Linguistic theory and South Asian language

Linguistic theory and South Asian language: Essays in honour of K. A. Jayaseelan. Ed. by Josef Bayer, Tanmoy Bhattacharya, and M. T. Hany Babu. Amsterdam: John Benjamins, 2007. Pp. x, 282. ISBN 9789027233660. $173 (Hb).

Reviewed by Tommi Leung, United Arab Emirates University

This edited volume written by syntactians and phonologists of Indo-Aryan and Dravidian languages is a Festschrift for K. A. Jayaseelan, one of India’s most influential linguists. Eleven of the fourteen papers focus on issues specific to South Asian linguistics, whereas the other three discuss current linguistic theory in general.

In the introduction, Josef Bayer, Tanmoy Bhattacharya, and M. T. Hany Babu present a detailed report of Jayaseelan’s contributions to modern linguistics. Dorothee Beermann, Kalyanamalini Sahoo, and Lars Hellan discuss serial verb constructions (SVCs) in Oriya (an Eastern Indo-Aryan language) and argue that the notion of ‘token-sharing’, although common in the analysis of SVCs, cannot apply to object sharing in Oriya verb phrase serialization.
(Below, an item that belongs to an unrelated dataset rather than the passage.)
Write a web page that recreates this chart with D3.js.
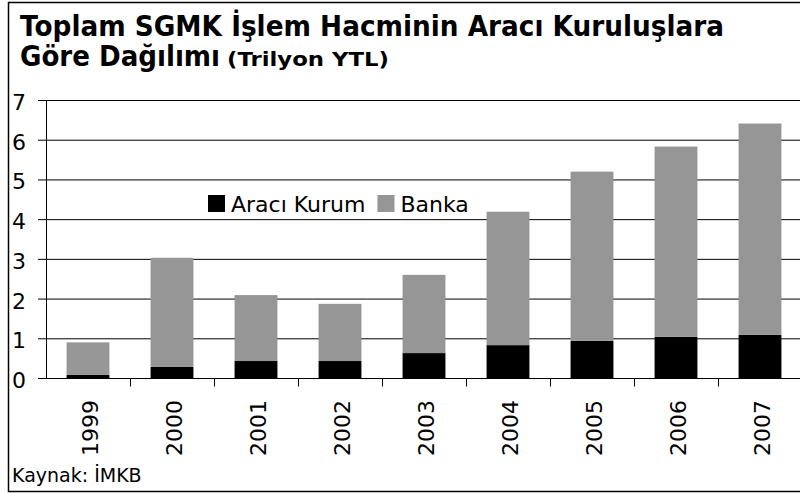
<!DOCTYPE html>
<html>
<head>
<meta charset="utf-8">
<script src="https://cdn.jsdelivr.net/npm/d3@7"></script>
<style>
  html, body { margin: 0; padding: 0; background: #fff; }
  svg { display: block; }
</style>
</head>
<body>
<div id="chart"></div>
<script>
// values (trilyon YTL)
const years = ['1999', '2000', '2001', '2002', '2003', '2004', '2005', '2006', '2007'];
const araciKurum = [0.09, 0.29, 0.44, 0.44, 0.64, 0.84, 0.95, 1.05, 1.10];
const banka = [0.82, 2.75, 1.66, 1.44, 1.97, 3.36, 4.26, 4.79, 5.32];
const seriesNames = ['Aracı Kurum', 'Banka'];
const seriesColors = ['#000000', '#969696'];
const yTicks = [0, 1, 2, 3, 4, 5, 6, 7];

const titleLine1 = 'Toplam SGMK İşlem Hacminin Aracı Kuruluşlara';
const titleLine2 = 'Göre Dağılımı';
const titleUnit = '(Trilyon YTL)';
const sourceText = 'Kaynak: İMKB';

let width = 800, height = 493;
let labelFont = '"DejaVu Sans", Verdana, sans-serif';
let titleFont = '"DejaVu Sans", Verdana, sans-serif';

const svg = d3.select('#chart').append('svg')
  .attr('width', width)
  .attr('height', height);

// outer frame (right edge runs off the picture)
svg.append('rect')
  .attr('x', 8.5).attr('y', 2.5)
  .attr('width', 800).attr('height', 489)
  .attr('fill', '#fff')
  .attr('stroke', '#000').attr('stroke-width', 1.5);

// table for the stack
const table = years.map((y, i) => ({year: y, 'Aracı Kurum': araciKurum[i], 'Banka': banka[i]}));
const stacked = d3.stack().keys(seriesNames)(table);

const x = d3.scaleBand()
  .domain(years)
  .range([46, 802])
  .paddingInner(0.49)
  .paddingOuter(0.245);

const y = d3.scaleLinear()
  .domain([0, 7])
  .range([378.5, 100.5]);

// gridlines + y tick labels
const grid = svg.append('g');
grid.selectAll('line')
  .data(yTicks)
  .join('line')
  .attr('x1', 38).attr('x2', 802)
  .attr('y1', d => y(d)).attr('y2', d => y(d))
  .attr('stroke', '#000').attr('stroke-width', 1);

grid.selectAll('text')
  .data(yTicks)
  .join('text')
  .attr('x', 26)
  .attr('y', d => y(d) + 9.5)
  .attr('text-anchor', 'end')
  .attr('font-family', labelFont)
  .attr('font-size', 22)
  .text(d => d);

// y axis line
svg.append('line')
  .attr('x1', 46.5).attr('x2', 46.5)
  .attr('y1', y(7)).attr('y2', y(0))
  .attr('stroke', '#000');

// bars
svg.append('g')
  .selectAll('g')
  .data(stacked)
  .join('g')
  .attr('fill', (d, i) => seriesColors[i])
  .selectAll('rect')
  .data(d => d)
  .join('rect')
  .attr('x', d => x(d.data.year))
  .attr('width', x.bandwidth())
  .attr('y', d => y(d[1]))
  .attr('height', d => y(d[0]) - y(d[1]));

// x axis baseline redrawn on top
svg.append('line')
  .attr('x1', 38).attr('x2', 802)
  .attr('y1', y(0)).attr('y2', y(0))
  .attr('stroke', '#000');

// category separators below the axis
const step = x.step();
svg.append('g')
  .selectAll('line')
  .data(years)
  .join('line')
  .attr('x1', (d, i) => Math.round(46 + (i + 1) * step) + 0.5)
  .attr('x2', (d, i) => Math.round(46 + (i + 1) * step) + 0.5)
  .attr('y1', y(0)).attr('y2', y(0) + 8)
  .attr('stroke', '#000');

// rotated year labels
svg.append('g')
  .selectAll('text')
  .data(years)
  .join('text')
  .attr('transform', d => `translate(${x(d) + x.bandwidth() / 2 + 10},400) rotate(-90)`)
  .attr('text-anchor', 'end')
  .attr('font-family', labelFont)
  .attr('font-size', 22)
  .text(d => d);

// legend
const legend = svg.append('g');
let lx = 208;
seriesNames.forEach((name, i) => {
  legend.append('rect')
    .attr('x', lx).attr('y', 195)
    .attr('width', 17).attr('height', 17)
    .attr('fill', seriesColors[i]);
  const t = legend.append('text')
    .attr('x', lx + 23).attr('y', 212)
    .attr('font-family', labelFont)
    .attr('font-size', 22)
    .text(name);
  lx += 23 + t.node().getComputedTextLength() + 12;
});

// title
svg.append('text')
  .attr('x', 20).attr('y', 36)
  .attr('font-family', titleFont)
  .attr('font-weight', 'bold')
  .attr('font-size', 28)
  .attr('textLength', 704).attr('lengthAdjust', 'spacingAndGlyphs')
  .text(titleLine1);

svg.append('text')
  .attr('x', 20).attr('y', 66)
  .attr('font-family', titleFont)
  .attr('font-weight', 'bold')
  .attr('font-size', 28)
  .attr('textLength', 200).attr('lengthAdjust', 'spacingAndGlyphs')
  .text(titleLine2);

svg.append('text')
  .attr('x', 227).attr('y', 66)
  .attr('font-family', titleFont)
  .attr('font-weight', 'bold')
  .attr('font-size', 20)
  .attr('textLength', 162).attr('lengthAdjust', 'spacingAndGlyphs')
  .text(titleUnit);

// source
svg.append('text')
  .attr('x', 12).attr('y', 482)
  .attr('font-family', labelFont)
  .attr('font-size', 19)
  .text(sourceText);
</script>
</body>
</html>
Two papers deal with pseudocleft constructions: Cedric Boeckx develops a strictly derivational account of syntactic relations in pseudoclefts that makes use of higher functional projections such as topic phrase, remnant movement, and binding conspire to describe specificational pseudoclefts. P. Madhavan claims that in Malayalam cleft constructions, the cleft constituent is overtly raised to the cleft focus, instead of using empty operator movement.
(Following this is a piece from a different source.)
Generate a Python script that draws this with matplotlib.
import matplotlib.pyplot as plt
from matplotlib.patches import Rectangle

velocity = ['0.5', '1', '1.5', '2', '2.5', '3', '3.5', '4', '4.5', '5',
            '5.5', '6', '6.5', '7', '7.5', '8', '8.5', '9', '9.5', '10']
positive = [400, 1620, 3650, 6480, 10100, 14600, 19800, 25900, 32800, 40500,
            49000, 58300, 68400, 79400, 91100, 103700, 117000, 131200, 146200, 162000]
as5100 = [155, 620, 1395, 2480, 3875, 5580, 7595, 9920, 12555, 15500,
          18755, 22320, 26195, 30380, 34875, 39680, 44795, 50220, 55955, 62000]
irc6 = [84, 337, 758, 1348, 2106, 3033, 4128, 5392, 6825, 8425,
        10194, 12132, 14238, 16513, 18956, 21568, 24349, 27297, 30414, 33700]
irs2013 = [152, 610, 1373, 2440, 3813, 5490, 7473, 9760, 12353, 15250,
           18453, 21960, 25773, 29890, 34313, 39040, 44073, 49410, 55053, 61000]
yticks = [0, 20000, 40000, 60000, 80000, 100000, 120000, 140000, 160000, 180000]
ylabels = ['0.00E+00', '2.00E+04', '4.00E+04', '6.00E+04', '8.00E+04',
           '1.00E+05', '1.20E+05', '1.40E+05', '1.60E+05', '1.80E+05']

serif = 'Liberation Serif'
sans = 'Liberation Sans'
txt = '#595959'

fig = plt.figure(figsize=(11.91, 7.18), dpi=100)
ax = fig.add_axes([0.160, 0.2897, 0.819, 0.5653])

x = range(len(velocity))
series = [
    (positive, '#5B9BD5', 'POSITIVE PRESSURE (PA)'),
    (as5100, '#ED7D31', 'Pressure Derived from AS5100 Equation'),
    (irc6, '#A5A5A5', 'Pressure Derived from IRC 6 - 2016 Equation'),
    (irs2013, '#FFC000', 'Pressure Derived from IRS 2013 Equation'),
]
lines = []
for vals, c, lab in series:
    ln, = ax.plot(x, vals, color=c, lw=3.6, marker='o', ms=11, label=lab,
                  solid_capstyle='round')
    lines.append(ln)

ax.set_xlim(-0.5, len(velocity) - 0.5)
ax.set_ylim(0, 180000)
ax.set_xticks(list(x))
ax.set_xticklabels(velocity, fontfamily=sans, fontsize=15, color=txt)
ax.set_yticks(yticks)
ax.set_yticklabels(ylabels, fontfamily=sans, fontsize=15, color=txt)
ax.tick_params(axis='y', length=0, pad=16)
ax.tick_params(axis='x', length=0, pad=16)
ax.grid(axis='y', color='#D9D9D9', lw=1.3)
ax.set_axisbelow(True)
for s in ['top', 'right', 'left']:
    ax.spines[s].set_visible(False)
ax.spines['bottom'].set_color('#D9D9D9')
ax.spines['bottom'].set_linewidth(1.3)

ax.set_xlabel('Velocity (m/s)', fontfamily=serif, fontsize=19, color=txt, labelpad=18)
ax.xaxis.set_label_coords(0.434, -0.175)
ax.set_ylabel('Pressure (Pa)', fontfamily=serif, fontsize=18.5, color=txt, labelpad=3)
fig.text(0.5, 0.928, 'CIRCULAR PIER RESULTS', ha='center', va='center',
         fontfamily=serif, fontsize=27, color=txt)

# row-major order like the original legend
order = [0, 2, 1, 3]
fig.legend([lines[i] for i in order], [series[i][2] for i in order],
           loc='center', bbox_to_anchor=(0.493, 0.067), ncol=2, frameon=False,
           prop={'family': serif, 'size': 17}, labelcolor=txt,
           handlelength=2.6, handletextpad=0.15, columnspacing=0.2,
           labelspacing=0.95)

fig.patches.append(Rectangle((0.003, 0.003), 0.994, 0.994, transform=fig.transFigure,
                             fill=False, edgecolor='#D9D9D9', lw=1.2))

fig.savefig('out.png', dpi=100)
K. Srikumar studies asymmetry in the movements of complements and noncomplements in Malayalam, paying special attention to how clausal pied-piping rescues subjacency violations. Richard S. Kayne analyzes English quantity words and proposes that adjectival modifiers such as many and few modify an overt or empty number, whereas much and little modify an overt or empty amount.

Three papers focus on binding theory. Jacqueline Guéron investigates inverse copula sentences with regard to the Principle B of binding theory. Eric Reuland reexamines pronouns and anaphors in binding theory. He claims that the complexity of binding systems results from the interaction between binding and properties of standard predicate logic and that traditional binding theory is on the wrong track. Yogendra P. Yadava discusses subject-to-subject raising in Maithili. She claims that while Maithili subject raising happens within a tensed embedded clause, which should be ruled out by the binding principle, raising can be accounted for provided that the notion of ‘governing category’ is redefined.
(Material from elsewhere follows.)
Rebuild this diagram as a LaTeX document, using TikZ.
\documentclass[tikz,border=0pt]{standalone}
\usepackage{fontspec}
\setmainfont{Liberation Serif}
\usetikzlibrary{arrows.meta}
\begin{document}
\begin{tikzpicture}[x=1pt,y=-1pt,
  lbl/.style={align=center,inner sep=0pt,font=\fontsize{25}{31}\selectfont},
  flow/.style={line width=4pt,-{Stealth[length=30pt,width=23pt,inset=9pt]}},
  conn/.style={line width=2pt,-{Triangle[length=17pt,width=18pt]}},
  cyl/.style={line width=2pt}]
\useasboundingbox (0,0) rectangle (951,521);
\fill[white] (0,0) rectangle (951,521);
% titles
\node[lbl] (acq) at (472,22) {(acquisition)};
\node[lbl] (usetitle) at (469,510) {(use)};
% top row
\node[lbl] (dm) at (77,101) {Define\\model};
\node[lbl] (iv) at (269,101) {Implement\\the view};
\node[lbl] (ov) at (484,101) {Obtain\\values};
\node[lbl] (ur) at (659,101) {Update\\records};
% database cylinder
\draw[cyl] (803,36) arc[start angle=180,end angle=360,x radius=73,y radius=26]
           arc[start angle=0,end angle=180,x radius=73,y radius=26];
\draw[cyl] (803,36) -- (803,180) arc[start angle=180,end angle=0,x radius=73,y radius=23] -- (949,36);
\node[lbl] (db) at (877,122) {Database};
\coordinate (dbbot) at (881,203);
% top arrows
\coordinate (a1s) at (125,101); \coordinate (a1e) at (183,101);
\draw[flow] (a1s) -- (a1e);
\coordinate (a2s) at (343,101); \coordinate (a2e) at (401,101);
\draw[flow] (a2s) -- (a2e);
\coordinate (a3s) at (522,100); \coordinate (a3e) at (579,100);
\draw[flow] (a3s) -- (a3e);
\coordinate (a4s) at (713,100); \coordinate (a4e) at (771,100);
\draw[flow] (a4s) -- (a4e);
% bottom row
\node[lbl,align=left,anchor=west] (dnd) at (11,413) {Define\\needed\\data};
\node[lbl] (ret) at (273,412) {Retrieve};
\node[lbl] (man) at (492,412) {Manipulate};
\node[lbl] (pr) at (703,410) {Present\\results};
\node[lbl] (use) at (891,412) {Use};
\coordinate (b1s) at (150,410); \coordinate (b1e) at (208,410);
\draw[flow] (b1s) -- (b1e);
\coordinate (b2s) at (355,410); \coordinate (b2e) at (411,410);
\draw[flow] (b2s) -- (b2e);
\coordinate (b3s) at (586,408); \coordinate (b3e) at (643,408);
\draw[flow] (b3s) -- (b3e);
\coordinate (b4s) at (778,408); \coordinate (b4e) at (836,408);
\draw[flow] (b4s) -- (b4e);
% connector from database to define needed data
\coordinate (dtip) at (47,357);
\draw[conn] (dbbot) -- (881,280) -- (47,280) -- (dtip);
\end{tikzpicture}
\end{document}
Three papers look at clausal structure of South Asian languages. Probal Dasgupta analyzes the complementizer in Bangla/Bengali. In a related paper, Alice Davison studies how finite subordinate clauses are marked in Indic languages and the relation between word orders and complementizers. Madhumita Barbora studies the clause-final particle ne in direct yes-no questions in Assamese. She claims that in Assamese yes-no questions an abstract question morpheme is present in the complementizer position and that the particle ne is not a question particle but rather a [+wh] disjunctive marker.

The book closes with three phonology papers. Shyamal Das investigates the optimality-theory constraint ‘No nasal plus voiceless obstruent sequence’ in Malayalam and the theory of underspecification in phonology. K. G. Vijayakrishnan examines the disyllabic minimum requirement of the word in Bangla, Punjabi, and Tamil. Finally, Pingali Sailaja explores how orthography influences phonological awareness in the minds of speakers.